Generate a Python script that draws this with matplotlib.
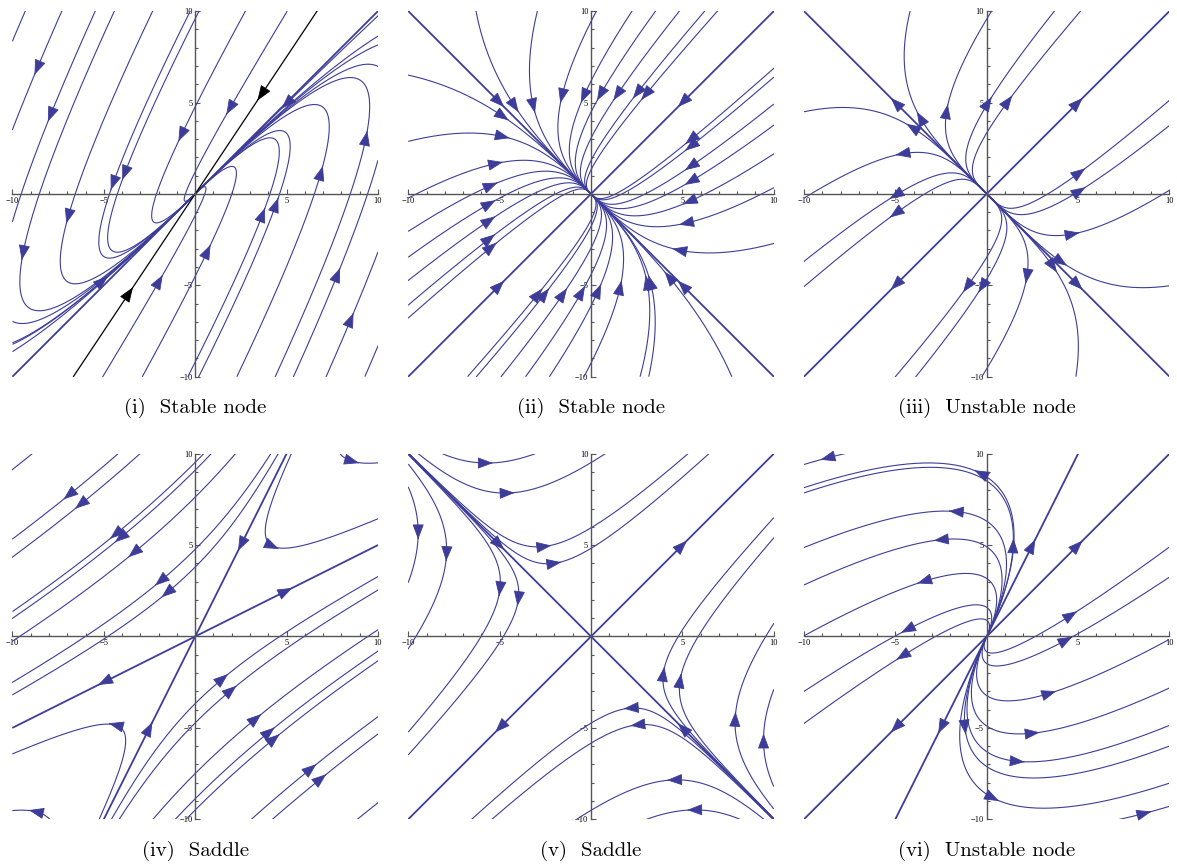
import numpy as np
import matplotlib
matplotlib.use("Agg")
from matplotlib import pyplot as plt

# linear systems x' = A x, one per panel
A1 = [[1, -2], [3, -4]]
A2 = [[-2, -1], [-1, -2]]
A3 = [[2.5, 1.5], [1.5, 2.5]]
A4 = [[3, -2], [2, -2]]
A5 = [[1.5, 2.5], [2.5, 1.5]]
A6 = [[11, -3], [6, 2]]

captions = ["(i)  Stable node", "(ii)  Stable node", "(iii)  Unstable node",
            "(iv)  Saddle", "(v)  Saddle", "(vi)  Unstable node"]

# points on the streamlines where the reference draws an arrow
arrows1 = [(-8.66, 6.84), (-7.93, 4.28), (-9.43, -3.28), (-6.96, -1.28), (-4.5, 0.55),
           (-3.87, 1.09), (-0.77, 3.19), (1.88, 4.65), (4.98, 4.92), (0.69, -3.1),
           (-1.95, -4.74), (-5.05, -4.74), (3.7, -1.09), (4.43, -0.55), (6.89, 1.19),
           (9.35, 3.1), (7.8, -4.38), (8.53, -6.84)]
arrows2 = [(-4.16, 4.77), (-3.15, 4.77), (-1.6, 5.31), (-0.41, 5.31), (0.5, 5.41),
           (1.42, 5.41), (2.51, 5.5), (2.97, 5.41), (-4.79, 4.22), (-4.79, 3.13),
           (-5.16, 1.67), (-5.43, 0.48), (-5.53, -0.52), (-5.53, -1.43), (-5.53, -2.43),
           (-5.43, -2.89), (-2.88, -5.45), (-2.51, -5.45), (-1.51, -5.45), (-0.5, -5.35),
           (0.41, -5.26), (1.6, -5.08), (3.06, -4.8), (3.24, -4.8), (4.25, -4.53),
           (4.79, -3.07), (5.16, -1.61), (5.34, -0.43), (5.43, 0.67), (5.43, 1.49),
           (5.43, 2.58), (5.43, 2.95)]
arrows3 = [(-3.65, 4.19), (-4.1, 3.65), (-2.19, 4.56), (0.09, 5.01), (1.19, 5.1),
           (-4.65, 2.19), (5.11, 1.19), (5.11, 0.18), (4.74, -2.19), (4.11, -3.74),
           (3.65, -4.01), (2.19, -4.56), (-0.27, -5.1), (-1.09, -5.1), (-5.02, -0.09),
           (-5.02, -1.09)]
arrows4 = [(-6.94, 7.72), (-6.3, 7.21), (-4.39, 5.57), (-4.12, 5.38), (-3.39, 4.56),
           (-1.93, 3.01), (-1.57, 2.37), (4.26, 4.93), (8.63, 9.58), (-4.39, -4.84),
           (1.53, -2.28), (1.99, -2.92), (3.35, -4.47), (4.08, -5.2), (4.35, -5.57),
           (6.36, -7.21), (6.9, -7.76), (-8.76, -9.58)]
arrows5 = [(-5.72, 9.49), (-4.53, 7.85), (-9.46, 5.66), (-7.91, 4.47), (-4.99, 2.55),
           (-3.98, 2.01), (-2.52, 4.93), (-1.97, 4.01), (3.96, -2.01), (4.88, -2.37),
           (2.14, -3.92), (2.5, -4.84), (7.89, -4.47), (9.44, -5.66), (4.51, -7.85),
           (5.61, -9.49)]
arrows6 = [(-8.76, 9.76), (-0.36, 8.94), (-1.73, 6.84), (-2.55, 5.29), (-3.47, 3.01),
           (-4.38, 0.36), (-4.65, -1.09), (1.45, 5.02), (4.65, 1.19), (4.38, -0.18),
           (3.47, -3.1), (2.55, -5.29), (1.73, -6.84), (0.36, -8.85), (-1.19, -5.02),
           (8.67, -9.67)]

# straight-line solutions (eigen-directions), arrow positions on them
eig1 = []
eig2 = [(5, 5), (-5, -5), (-5, 5), (5, -5)]
eig3 = [(5, 5), (-5, -5), (-5, 5), (5, -5)]
eig4 = [(2.5, 5), (-2.5, -5), (5, 2.5), (-5, -2.5)]
eig5 = [(5, 5), (-5, -5), (-5, 5), (5, -5)]
eig6 = [(2.5, 5), (-2.5, -5), (5, 5), (-5, -5)]
eig_plain1 = [(5, 5), (-5, -5)]
black1 = [(3.6, 5.4), (-3.6, -5.4)]

# extra streamlines without arrows
plain1 = [(9.9, 8.57), (9.9, 8.11), (9.9, 7.02), (-9.9, -7.02), (-9.9, -8.11), (-9.9, -8.57),
          (-9.68, 9.12), (9.63, -9.2)]
plain2 = []
plain3 = []
plain4 = [(-9.47, 9.56), (9.45, -9.54)]
plain5 = []
plain6 = []

BLUE = "#3d3d99"
T = np.linspace(-15, 15, 30001)


def trajectory(A, p0):
    A = np.array(A, float)
    lam, V = np.linalg.eig(A)
    c = np.linalg.solve(V, np.array(p0, float))
    pts = (V @ (c[:, None] * np.exp(np.outer(lam, T)))).real
    x, y = pts
    inside = (np.abs(x) <= 10) & (np.abs(y) <= 10)
    i0 = len(T) // 2
    out = np.where(~inside)[0]
    left = out[out < i0]
    right = out[out > i0]
    lo = left.max() if len(left) else 0
    hi = right.min() if len(right) else len(T) - 1
    return x[lo:hi + 1], y[lo:hi + 1]


def draw(ax, A, seeds, color=BLUE, lw=0.8, arrow=True):
    for p in seeds:
        x, y = trajectory(A, p)
        ax.plot(x, y, color=color, lw=lw, solid_capstyle="butt")
        if arrow:
            d = np.array(A, float) @ np.array(p, float)
            d = d / np.hypot(*d)
            tip = np.array(p) + 0.35 * d
            ax.annotate("", xy=tip, xytext=tip - 0.05 * d,
                        arrowprops=dict(arrowstyle="-|>,head_length=0.8,head_width=0.3",
                                        color=color, lw=0.6, shrinkA=0, shrinkB=0,
                                        mutation_scale=12))


def style(ax):
    ax.set_xlim(-10, 10)
    ax.set_ylim(-10, 10)
    ax.set_aspect("equal")
    for s in ["top", "right"]:
        ax.spines[s].set_visible(False)
    for s in ["left", "bottom"]:
        ax.spines[s].set_position("zero")
        ax.spines[s].set_color("#555555")
        ax.spines[s].set_linewidth(1.0)
    ticks = [-10, -5, 5, 10]
    labels = ["\u221210", "\u22125", "5", "10"]
    ax.set_xticks(ticks)
    ax.set_xticklabels(labels)
    ax.set_yticks(ticks)
    ax.set_yticklabels(labels)
    minor = [v for v in range(-9, 10) if v % 5 != 0]
    ax.set_xticks(minor, minor=True)
    ax.set_yticks(minor, minor=True)
    ax.tick_params(which="both", direction="in", color="#555555", width=0.8,
                   labelsize=6, pad=2)
    ax.tick_params(which="major", length=3.5)
    ax.tick_params(which="minor", length=2)
    for lab in ax.get_xticklabels() + ax.get_yticklabels():
        lab.set_fontfamily("Liberation Serif")
    ax.patch.set_visible(False)


fig = plt.figure(figsize=(11.77, 8.68), dpi=100)
lefts = [0.0106, 0.3469, 0.6831]
bottoms = [0.566, 0.0561]
W, H = 0.3105, 0.4213

panels = [(A1, arrows1, eig1, plain1), (A2, arrows2, eig2, plain2), (A3, arrows3, eig3, plain3),
          (A4, arrows4, eig4, plain4), (A5, arrows5, eig5, plain5), (A6, arrows6, eig6, plain6)]

for k, (A, arr, eig, plain) in enumerate(panels):
    ax = fig.add_axes([lefts[k % 3], bottoms[k // 3], W, H])
    style(ax)
    draw(ax, A, arr)
    draw(ax, A, plain, arrow=False)
    draw(ax, A, eig, lw=1.3)
    if k == 0:
        draw(ax, A, eig_plain1, lw=1.3, arrow=False)
        draw(ax, A, black1, color="black", lw=0.9)
    fig.text(lefts[k % 3] + W / 2, bottoms[k // 3] - 0.036, captions[k],
             ha="center", va="center", fontsize=15, fontfamily="cmr10")

fig.savefig("out.png", dpi=100)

☆ ☆ ☆ ☆ ☆

Copy each line of the preceding data that contains the string "draws".

## Result of the task:
Generate a Python script that draws this with matplotlib.
# points on the streamlines where the reference draws an arrow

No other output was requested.